In contrast, the peraluminous S-type Kagenfels Granite typically displays low values of 64.5 < K/Rb < 119, 14 < Nb/Ta < 17.7, and 19 < Zr/Hf < 38 (Figure 3
i–k), and therefore demonstrates a high degree of magmatic fractionation and secondary muscovitisation, characteristic of peraluminous S-type granites [27
]. Geochemical fractionation trends (Figure 5
), PC analysis (Figure 6
) and mineralogical evidence in the form of tourmaline, muscovite, chlorite, wolframite, cassiterite, columbite and ilmenorutile imply a peraluminous evolution and confirm a highly fractionated and locally hydrothermally altered nature of the Kagenfels Granite. Strong fractionation of the melt, along with a predominant NE–SW structural control in the Kagenfels Granite, led to the emplacement of pegmatitic quartz-feldspar (-beryl) veins at “Grotte des Partisans” [23
] and the Barembach stream confluences observed in the present study. The same process also resulted in characteristic elemental concentrations of As (25.52–92 ppm), Cu (7.88–166.61 ppm) and incompatible elements, such as Be (10–21 ppm), Sn (7.19–26.29 ppm), Li (12.13–52.61 ppm), and W (6.94–102.56 ppm). However, distinctive high values of Nb/Ta > 17 and the general absence of Li concentrations of >45 ppm across the western part of the Kagenfels Granite (Figure 3
h,j) suggest that, locally, magmatic fractionation and hydrothermal alteration processes were not as pronounced as in the eastern part of the Kagenfels Granite, which yields higher concentrations of Be (24–34.22 ppm), and Li (49.35–54.77 ppm), at 16.4 < Nb/Ta < 16.8, 64.5 < K/Rb < 93, and 19 < Zr/Hf < 25 (Figure 3
h–k). The comparatively higher Nb/Ta ratios in the western Kagenfels Granite are a result of the predominant occurrence of Mn-columbite, euxenite-(Y), and Nb-rich titanium oxide/ ilmenorutile as evidenced in stream sediment sample 17 and 18. Consequently, the western part of the Kagenfels Granite predominantly produced a mineral assemblage with Nb > Ta-rich minerals, indicating the preferential fractionation of Nb over Ta-rich minerals and, therefore, the locally lower fractionation of the granitic melt. In a regional context, these observations imply that the Kagenfels Granite is the most fractionated granite suite in the northern Vosges Mountains, and consequently represents a prime target to explore for granite-hosted mineralisation.

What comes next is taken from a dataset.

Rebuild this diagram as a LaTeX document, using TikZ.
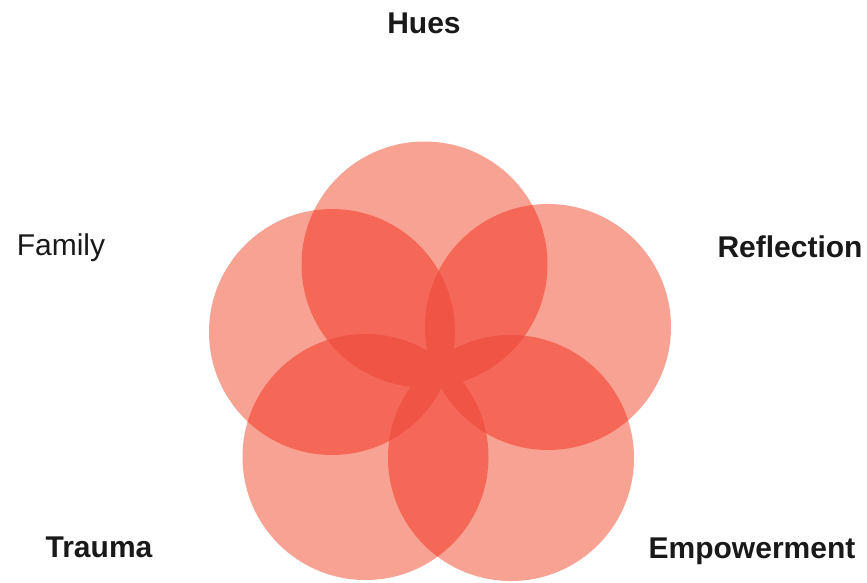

The application of automated mineralogical techniques, such as QEMSCAN®
and manual SEM-EDS, supported the routine collection of stream sediment samples in a mineral exploration context. These techniques were not only able to identify the bulk mineralogical composition of the stream sediment samples and therefore link geochemical signatures to source mineralogy, but also provide potential information about element deportment characteristics (ilmenorutile and columbite as principal Nb hosts, wolframite as principal W host, cassiterite as principal Sn host) for mineral processing-related studies. Therefore, this study, along with previous investigations into heavy mineral ilmenite deposits in India [8
], demonstrates the usefulness of automated mineralogical techniques in early-stage exploration campaigns, which often predominantly involve the routine collection and analysis of stream sediment, soil and till samples and do not necessarily involve the link between sample geochemistry and mineralogical response and element deportment.